Gambling is a legal activity, but it poses potential risks that raise public health concerns. Although most Canadians who gamble do so without developing problems, some experience gambling-related harms. What’s more, many who choose to gamble also use alcohol or other substances. In this context, CCSA is developing
Canada’s first National Lower-risk Gambling Guidelines (LRGGs) to minimize for Canadians the harms related to gambling.
Gambling in Canada
Canadian Gambling Digest 2013-2014, prepared by the Responsible Gambling Council, found that between 67% and 87% of Canadians gamble.
According to the same report, the average percentage of problem gamblers, using the Canadian Problem Gambling Index, is 0.9%, while the average percentage of moderate gamblers is 2.6%.
Gambling problems co-exist at a high rate with alcohol dependence and problematic substance use:
A Quebec study found that probable pathological gamblers are more likely to use drugs, drink problematically and have an alcohol dependency compared to problem-free, low-risk and moderate-risk gamblers.
In a U.S. study with a sample recruited from treatment centres, about 70% of individuals who had gambling problems also met the criteria for alcohol dependence.
A recent U.S. study found that almost one in five people who have abused or are dependent on alcohol also have a gambling problem.
The same study found that one in three cannabis users report having a gambling problem. The overall rate of problem gambling in the sample was less than one in 20.
Developing lower-risk gambling guidelines
CCSA has identified the need for evidence-informed guidelines to help Canadians make well-informed, responsible decisions about their gambling behaviour and so avoid gambling-related harms. Even though there is evidence that individuals who gamble frequently consume alcohol and other substances, few educational and policy initiatives developed to prevent gambling problems take into account the frequent co-occurrence of these behaviours.
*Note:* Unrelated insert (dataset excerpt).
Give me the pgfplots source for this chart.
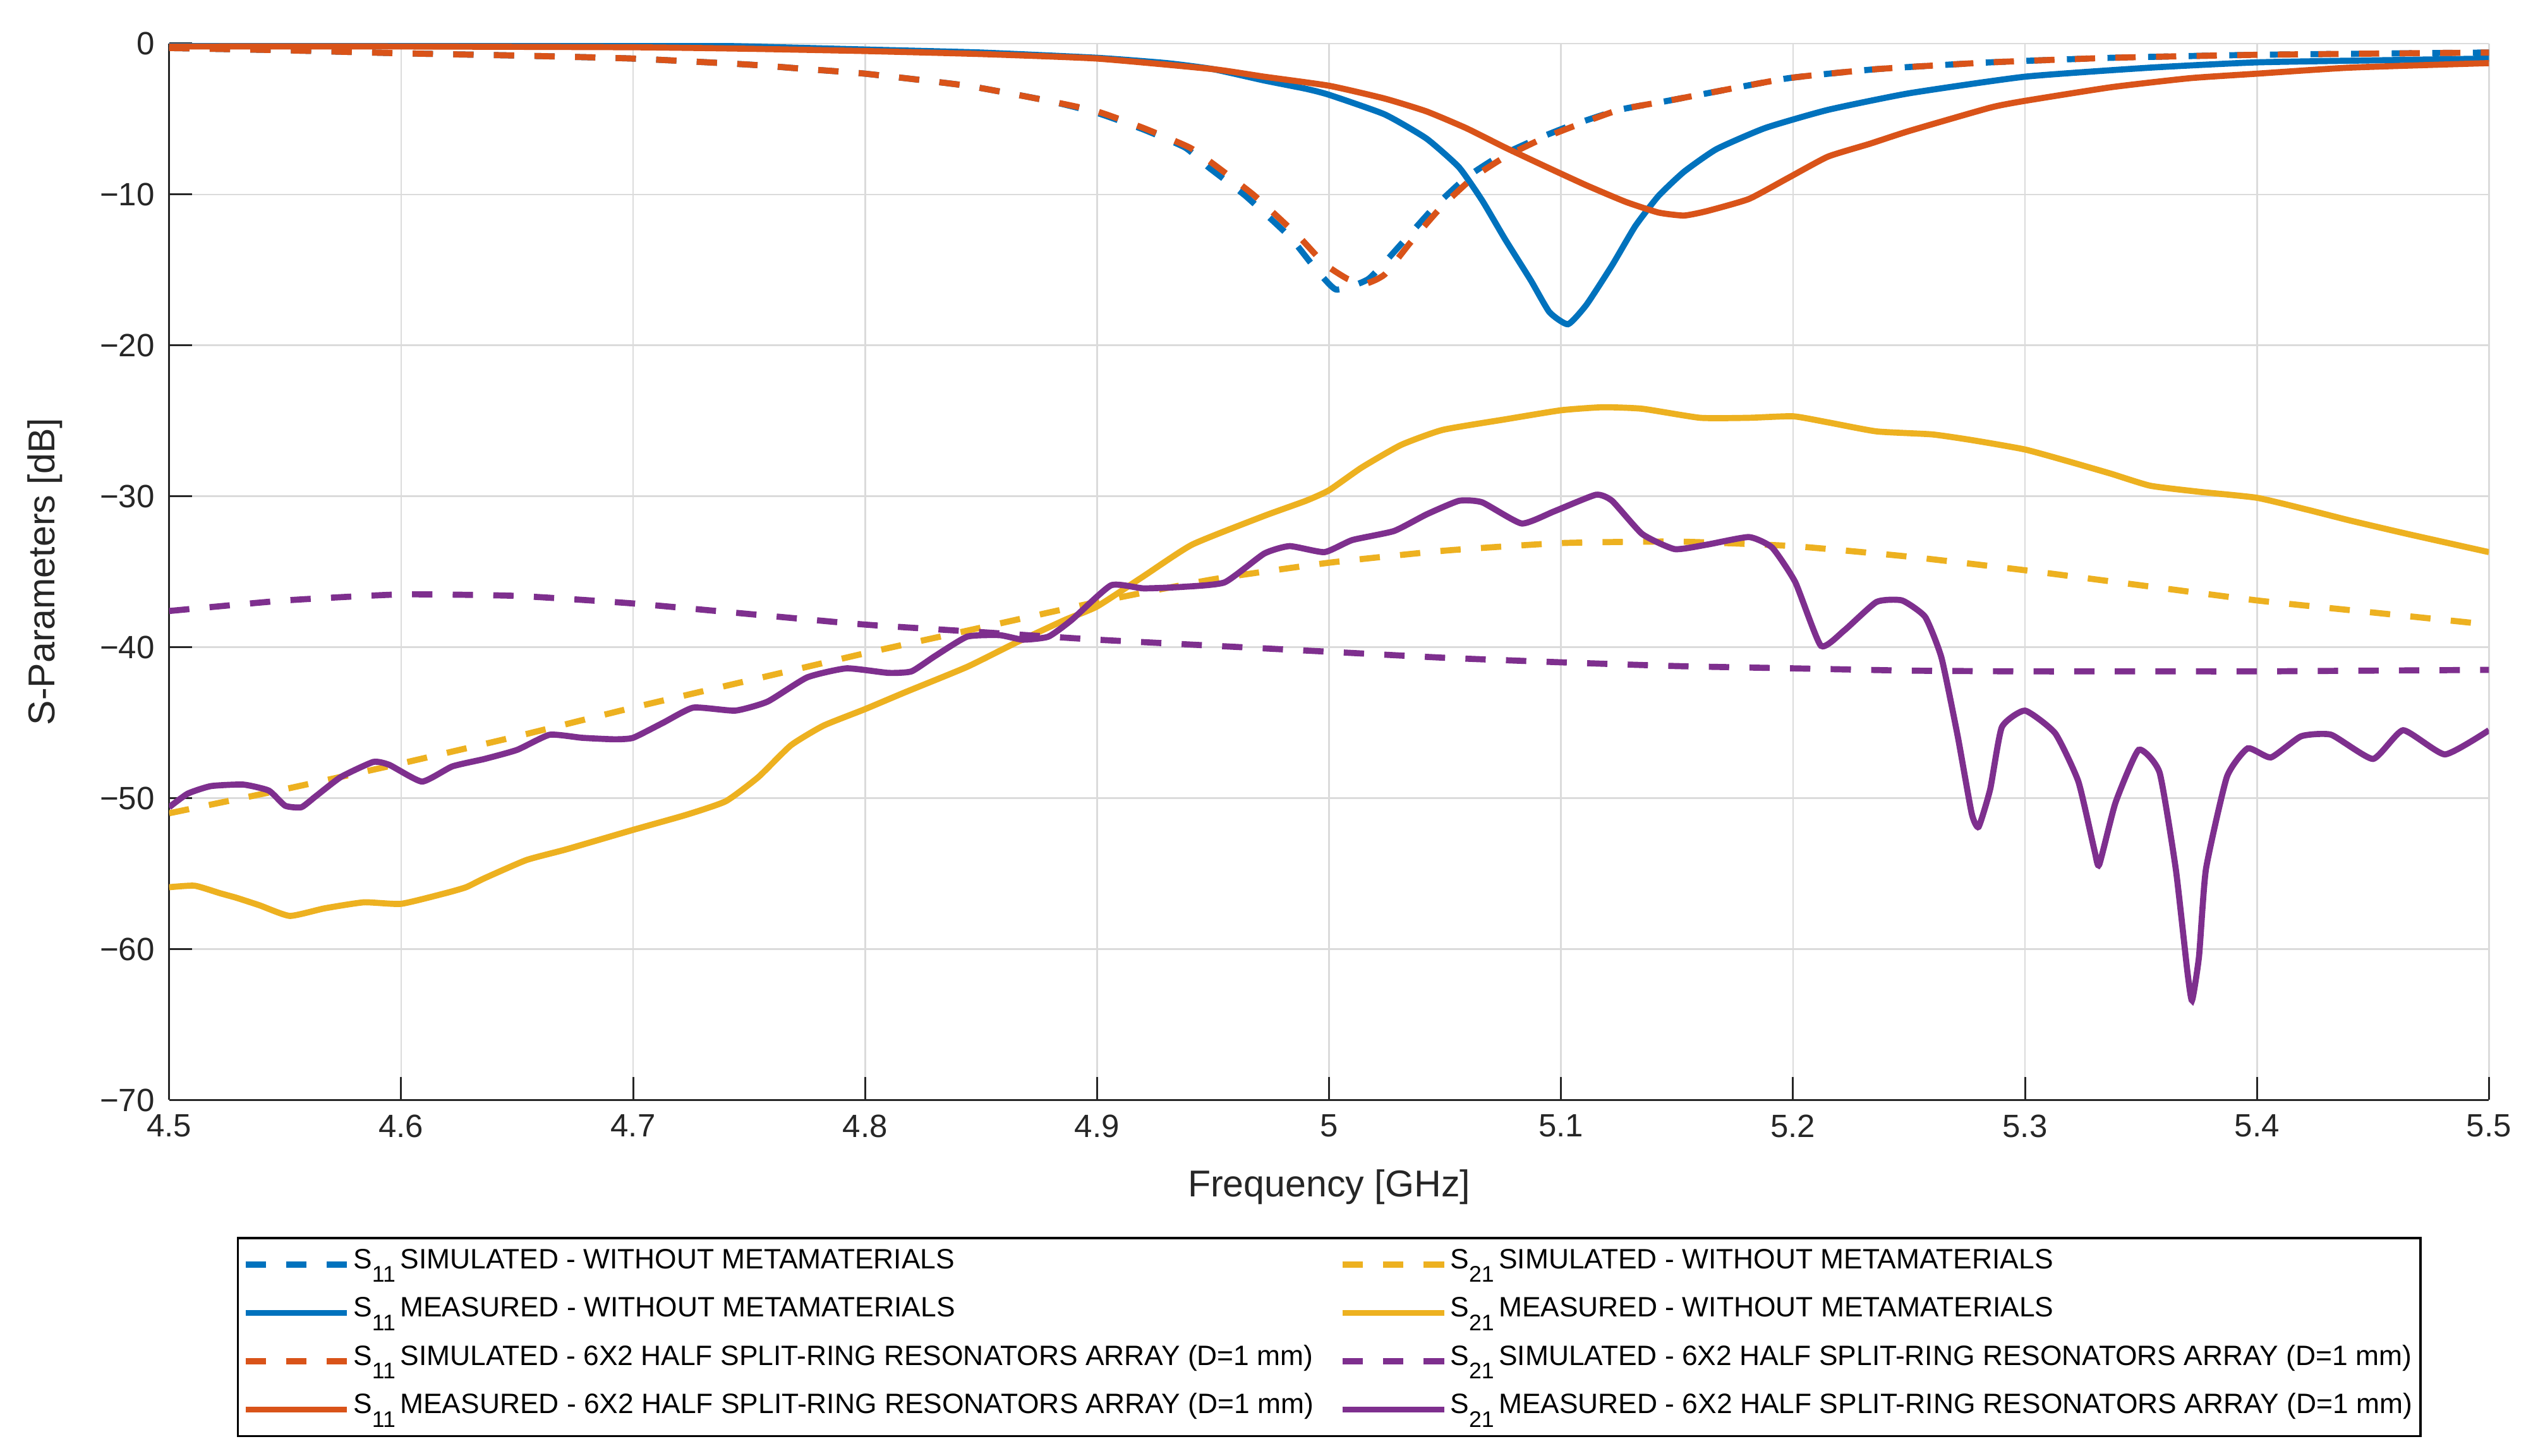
\documentclass[border=0pt]{standalone}
\usepackage{fontspec}
\setmainfont{Liberation Sans}
\usepackage{pgfplots}
\pgfplotsset{compat=1.18}
\definecolor{mblue}{rgb}{0,0.447,0.741}
\definecolor{morange}{rgb}{0.85,0.325,0.098}
\definecolor{myellow}{rgb}{0.929,0.694,0.125}
\definecolor{mpurple}{rgb}{0.494,0.184,0.556}
\definecolor{axgray}{rgb}{0.15,0.15,0.15}
\tikzset{
  simline/.style={line width=1.9pt, dash pattern=on 6.3pt off 6.3pt},
  measline/.style={line width=1.9pt},
}
\newcommand{\sub}[1]{\raisebox{-4.2pt}{\fontsize{7}{8}\selectfont #1}\,}
\begin{document}
\begin{tikzpicture}
\begin{axis}[
  at={(0,0)}, anchor=south west,
  width=720pt, height=328pt, scale only axis,
  xmin=4.5, xmax=5.5, ymin=-70, ymax=0,
  axis x line*=bottom, axis y line*=left,
  axis line style={-, axgray, line width=0.6pt},
  xtick={4.5,4.6,4.7,4.8,4.9,5.0,5.1,5.2,5.3,5.4,5.5},
  xticklabels={4.5,4.6,4.7,4.8,4.9,5,5.1,5.2,5.3,5.4,5.5},
  ytick={-70,-60,-50,-40,-30,-20,-10,0},
  yticklabels={−70,−60,−50,−40,−30,−20,−10,0},
  tick align=inside, major tick length=7.2pt,
  tick style={axgray, line width=0.6pt},
  ticklabel style={font=\fontsize{10}{12}\selectfont, text=axgray},
  xticklabel style={yshift=-1pt},
  yticklabel style={xshift=-1pt},
  grid=major, major grid style={line width=0.5pt, black!14},
  xlabel={Frequency [GHz]}, ylabel={S-Parameters [dB]},
  label style={font=\fontsize{11.6}{13}\selectfont, text=axgray},
  xlabel style={at={(axis description cs:0.5,-0.0823)}, anchor=center},
  ylabel style={at={(axis description cs:-0.0535,0.5)}, anchor=center, rotate=0},
  legend columns=2,
  legend cell align=left,
  legend style={at={(0.5,-0.1296)}, anchor=north, draw=black, line width=0.7pt,
    font=\fontsize{8.7}{10}\selectfont, inner sep=1.5pt, row sep=1.5pt,
    nodes={inner sep=1pt, text height=7pt, text depth=4.5pt},
    /tikz/every even column/.append style={column sep=7pt}},
  legend image code/.code={\draw[#1] (0pt,0pt) -- (31.5pt,0pt);},
]
\addlegendimage{simline, mblue}
\addlegendentry{S\sub{11}SIMULATED - WITHOUT METAMATERIALS}
\addlegendimage{simline, myellow}
\addlegendentry{S\sub{21}SIMULATED - WITHOUT METAMATERIALS}
\addlegendimage{measline, mblue}
\addlegendentry{S\sub{11}MEASURED - WITHOUT METAMATERIALS}
\addlegendimage{measline, myellow}
\addlegendentry{S\sub{21}MEASURED - WITHOUT METAMATERIALS}
\addlegendimage{simline, morange}
\addlegendentry{S\sub{11}SIMULATED - 6X2 HALF SPLIT-RING RESONATORS ARRAY (D=1 mm)}
\addlegendimage{simline, mpurple}
\addlegendentry{S\sub{21}SIMULATED - 6X2 HALF SPLIT-RING RESONATORS ARRAY (D=1 mm)}
\addlegendimage{measline, morange}
\addlegendentry{S\sub{11}MEASURED - 6X2 HALF SPLIT-RING RESONATORS ARRAY (D=1 mm)}
\addlegendimage{measline, mpurple}
\addlegendentry{S\sub{21}MEASURED - 6X2 HALF SPLIT-RING RESONATORS ARRAY (D=1 mm)}

% S11 simulated - without
\addplot[simline, mblue, forget plot, smooth, tension=0.3] coordinates {
(4.50,-0.3) (4.55,-0.45) (4.60,-0.65) (4.65,-0.8) (4.70,-1.0) (4.75,-1.4) (4.775,-1.7)
(4.80,-2.0) (4.844,-2.8) (4.879,-3.8) (4.90,-4.6) (4.92,-5.7) (4.938,-6.9) (4.948,-8.2)
(4.964,-10.1) (4.983,-12.8) (4.993,-14.7) (5.003,-16.3) (5.017,-15.6) (5.031,-13.3)
(5.045,-10.9) (5.059,-8.9) (5.073,-7.5) (5.09,-6.3) (5.104,-5.45) (5.125,-4.4) (5.146,-3.8)
(5.163,-3.3) (5.198,-2.3) (5.236,-1.7) (5.285,-1.25) (5.337,-0.95) (5.40,-0.75) (5.50,-0.6)
};
% S11 measured - without
\addplot[measline, mblue, forget plot, smooth, tension=0.3] coordinates {
(4.50,0.0) (4.55,0.0) (4.60,0.05) (4.65,0.0) (4.70,-0.05) (4.75,-0.2) (4.80,-0.4) (4.85,-0.6)
(4.90,-0.95) (4.93,-1.3) (4.95,-1.7) (4.972,-2.45) (4.99,-3.0) (5.00,-3.4) (5.024,-4.7)
(5.042,-6.3) (5.056,-8.2) (5.066,-10.4) (5.076,-13.0) (5.087,-15.7) (5.095,-17.8) (5.103,-18.6)
(5.111,-17.3) (5.122,-14.7) (5.132,-12.1) (5.142,-10.1) (5.153,-8.5) (5.167,-7.0) (5.188,-5.6)
(5.215,-4.4) (5.25,-3.3) (5.30,-2.2) (5.354,-1.6) (5.40,-1.25) (5.458,-1.1) (5.50,-1.0)
};
% S11 simulated - 6x2
\addplot[simline, morange, forget plot, smooth, tension=0.3] coordinates {
(4.50,-0.3) (4.55,-0.45) (4.60,-0.65) (4.65,-0.8) (4.70,-1.0) (4.75,-1.4) (4.775,-1.7)
(4.80,-2.0) (4.844,-2.8) (4.879,-3.8) (4.90,-4.5) (4.92,-5.6) (4.94,-6.9) (4.952,-8.2)
(4.968,-10.1) (4.987,-12.8) (4.998,-14.6) (5.008,-15.6) (5.016,-15.9) (5.024,-15.3)
(5.035,-13.2) (5.048,-10.9) (5.062,-8.9) (5.076,-7.5) (5.092,-6.3) (5.106,-5.45) (5.125,-4.4)
(5.146,-3.8) (5.163,-3.3) (5.198,-2.3) (5.236,-1.7) (5.285,-1.25) (5.337,-0.95) (5.40,-0.75) (5.50,-0.6)
};
% S11 measured - 6x2
\addplot[measline, morange, forget plot, smooth, tension=0.3] coordinates {
(4.50,-0.2) (4.60,-0.2) (4.70,-0.25) (4.75,-0.35) (4.80,-0.5) (4.85,-0.7) (4.90,-1.0)
(4.95,-1.7) (4.972,-2.2) (5.00,-2.8) (5.024,-3.65) (5.042,-4.5) (5.059,-5.6) (5.076,-6.9)
(5.094,-8.2) (5.111,-9.4) (5.128,-10.5) (5.142,-11.2) (5.153,-11.4) (5.163,-11.1) (5.181,-10.3)
(5.198,-8.9) (5.215,-7.5) (5.233,-6.65) (5.25,-5.8) (5.285,-4.25) (5.30,-3.8) (5.337,-2.9)
(5.371,-2.3) (5.40,-2.0) (5.44,-1.6) (5.50,-1.3)
};
% S21 simulated - without
\addplot[simline, myellow, forget plot, smooth, tension=0.3] coordinates {
(4.50,-51.0) (4.55,-49.4) (4.60,-47.7) (4.65,-45.9) (4.70,-44.0) (4.75,-42.2) (4.80,-40.4)
(4.85,-38.7) (4.90,-37.0) (4.95,-35.5) (5.00,-34.4) (5.05,-33.6) (5.10,-33.1) (5.15,-33.0)
(5.20,-33.3) (5.25,-34.0) (5.30,-34.9) (5.35,-35.9) (5.40,-36.9) (5.45,-37.7) (5.50,-38.5)
};
% S21 measured - without
\addplot[measline, myellow, forget plot, smooth, tension=0.3] coordinates {
(4.500,-55.9) (4.511,-55.8) (4.522,-56.3) (4.529,-56.6) (4.539,-57.1) (4.552,-57.8) (4.567,-57.3)
(4.584,-56.9) (4.600,-57.0) (4.619,-56.3) (4.628,-55.9) (4.636,-55.3) (4.654,-54.1) (4.671,-53.4)
(4.700,-52.1) (4.723,-51.1) (4.740,-50.2) (4.754,-48.6) (4.768,-46.5) (4.782,-45.2) (4.800,-44.1)
(4.817,-43.0) (4.844,-41.3) (4.865,-39.7) (4.886,-38.2) (4.900,-37.3) (4.920,-35.3) (4.941,-33.2)
(4.972,-31.3) (4.990,-30.3) (5.000,-29.6) (5.014,-28.1) (5.031,-26.6) (5.049,-25.6) (5.076,-24.9)
(5.100,-24.3) (5.118,-24.1) (5.135,-24.2) (5.160,-24.8) (5.181,-24.8) (5.200,-24.7) (5.215,-25.1)
(5.236,-25.7) (5.260,-25.9) (5.278,-26.3) (5.300,-26.9) (5.319,-27.7) (5.337,-28.5) (5.354,-29.3)
(5.375,-29.7) (5.400,-30.1) (5.422,-30.9) (5.440,-31.6) (5.465,-32.5) (5.500,-33.7)
};
% S21 simulated - 6x2
\addplot[simline, mpurple, forget plot, smooth, tension=0.3] coordinates {
(4.50,-37.6) (4.55,-36.9) (4.60,-36.5) (4.65,-36.6) (4.70,-37.1) (4.75,-37.8) (4.80,-38.5)
(4.85,-39.0) (4.90,-39.5) (4.95,-39.9) (5.00,-40.3) (5.05,-40.7) (5.10,-41.0) (5.15,-41.25)
(5.20,-41.4) (5.25,-41.55) (5.30,-41.6) (5.35,-41.6) (5.40,-41.6) (5.45,-41.55) (5.50,-41.5)
};
% S21 measured - 6x2
\addplot[measline, mpurple, forget plot, smooth, tension=0.3] coordinates {
(4.500,-50.6) (4.508,-49.7) (4.518,-49.2) (4.532,-49.1) (4.543,-49.5) (4.550,-50.5) (4.557,-50.6)
(4.563,-49.9) (4.574,-48.6) (4.588,-47.6) (4.595,-47.8) (4.609,-48.9) (4.622,-47.9) (4.636,-47.4)
(4.650,-46.8) (4.664,-45.8) (4.678,-46.0) (4.692,-46.1) (4.700,-46.0) (4.713,-45.0) (4.726,-44.0)
(4.744,-44.2) (4.758,-43.6) (4.775,-42.0) (4.792,-41.4) (4.810,-41.7) (4.820,-41.6) (4.830,-40.6)
(4.844,-39.3) (4.858,-39.2) (4.868,-39.5) (4.879,-39.3) (4.889,-38.2) (4.906,-35.9) (4.920,-36.1)
(4.937,-36.0) (4.955,-35.7) (4.972,-33.8) (4.983,-33.3) (4.998,-33.7) (5.010,-32.9) (5.028,-32.3)
(5.042,-31.2) (5.056,-30.3) (5.066,-30.4) (5.083,-31.8) (5.097,-31.0) (5.115,-29.9) (5.122,-30.3)
(5.135,-32.5) (5.149,-33.5) (5.163,-33.2) (5.181,-32.7) (5.191,-33.4) (5.201,-35.7) (5.212,-39.9)
(5.222,-38.9) (5.236,-37.0) (5.247,-36.9) (5.257,-38.0) (5.264,-40.7) (5.271,-45.9) (5.277,-51.0)
(5.280,-51.9) (5.285,-49.4) (5.290,-45.3) (5.300,-44.2) (5.313,-45.7) (5.323,-48.9) (5.330,-53.5)
(5.332,-54.4) (5.339,-50.3) (5.349,-46.8) (5.358,-48.3) (5.365,-54.7) (5.370,-61.5) (5.372,-63.4)
(5.375,-60.5) (5.378,-54.7) (5.387,-48.6) (5.396,-46.7) (5.406,-47.3) (5.419,-45.9) (5.432,-45.8)
(5.450,-47.4) (5.463,-45.5) (5.481,-47.1) (5.500,-45.5)
};
\end{axis}
\pgfresetboundingbox
\path[use as bounding box] (-52.5pt,-110.5pt) rectangle (731.5pt,341.5pt);
\end{tikzpicture}
\end{document}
The Quebec-based Mise sur toi Foundation is funding the LRGGs, which CCSA will develop based on the answer to one central question: What are the safe gambling limits that can help prevent and reduce the harms associated with gambling and substance use?
Developing the LRGGs will require CCSA to consider a number of related questions:
At what point does the level of gambling engagement (i.e., frequency, expenditure, duration) increase the risk of harm?
Does gambling when using alcohol or other substances increase that risk?
What other risk factors, such as an individual’s characteristics, are involved?
At the end of the four-year project, CCSA will deliver a technical report on the LRGGs to inform public awareness campaigns, as well as professional training and capacity building programs aimed at preventing and reducing gambling-related harms. The LRGGs could potentially be applicable to other countries as well.